Project Details
- Project Name
- Karsh Alumni and Visitors Center
- Architect
- Centerbrook Architects and Planners
- Client/Owner
- Duke University
- Project Types
- Office
- Project Scope
- Renovation/Remodel
- Size
- 48,000 sq. feet
- Year Completed
- 2019
- Shared by
- Centerbrook Architects & Planners
- Team
-
Mark Simon, FAIA, Principal, Designer
Alan Paradis, RA, LEED AP, Project Manager
- Consultants
-
Civil Engineer: HDR,Construction Manager: LeChase,Consulting Engineer: Dewberry,Landscape Architect: Stimson,Structural Engineer: LHC,Other: Philip R. Sherman
- Project Status
- Built
Project Description
The Karsh Alumni and Visitors Center is adjacent to Duke’s main entry to its Gothic Revival West Campus and the undergraduate and graduate admissions centers. It welcomes visitors, new and old, to Duke, a short walk away.
The center includes an events pavilion with large lobby, a meeting pavilion, the Forlines House, with meeting rooms and offices, and an Alumni Association office building. It celebrates Duke’s storied past and promising future.
The complex of four buildings was conceived as a pedestrian village within woodland, organized around a central court and wood cloister. This maintains Duke’s identity as a “university in the forest,” as it concentrates built development to optimize the surrounding woods to be a sustainable and continuous matrix of flora and fauna. Broken into courts and pavilions, the place has a human scale, comfortably serving both large and small groups.
The courtyard and buildings reflect Duke’s history and character, but through modern construction. “Duke stone” – quarried locally – is the exterior base for the large events pavilion with precast stone above, as seen on Duke’s campus. The exterior masonry wings contrast with the events pavilion’s central steel and glass pavilion; this juxtaposition is reversed in the attached meeting pavilion, with glass wings off a solid center.
Wood was used inside and out as structural and finish elements to enhance the connection between the built and natural environment, stressing Duke’s long history as a biophilic university. The visible interior makes the institutional welcome warm and inviting.
Wood glulam arches hold up zinc-clad roofs, remembering hand-carved columns and beams on campus. Nootka cypress brackets and arches of the arcades are woven together for delicate strength. Veneered paneling of walls and furnishings – using the university’s own white oak – are perforated by CNC machines in patterns of historic Duke windows. These, along with wood ceilings, hide acoustic blankets.
Next door, the Forlines House, is an historic preservation. Forlines was an early edifice of Duke stone. Its residential spaces have been restored for public meetings and offices.

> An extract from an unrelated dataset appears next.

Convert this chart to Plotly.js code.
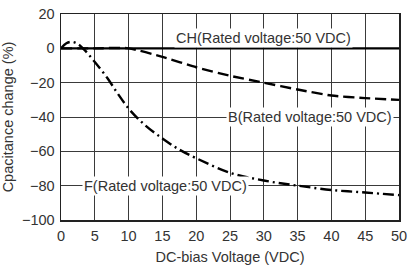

The office building is clad in a dark “Duke brick” that is complementary to the stone on the neighboring structures, and helps disguise the mass. Wrought iron railings along its interior stairs play with gothic patterns against more wood ceilings.
The surrounding terraces of bluestone at the entry and arcades are flush with interior floors for accessibility. This is made feasible by hidden ground gutters below the stone that also collect run-off from arcade roofs and the central court. Site storm water drains to a campus-wide bio-pond where it is cleaned before returning to nature.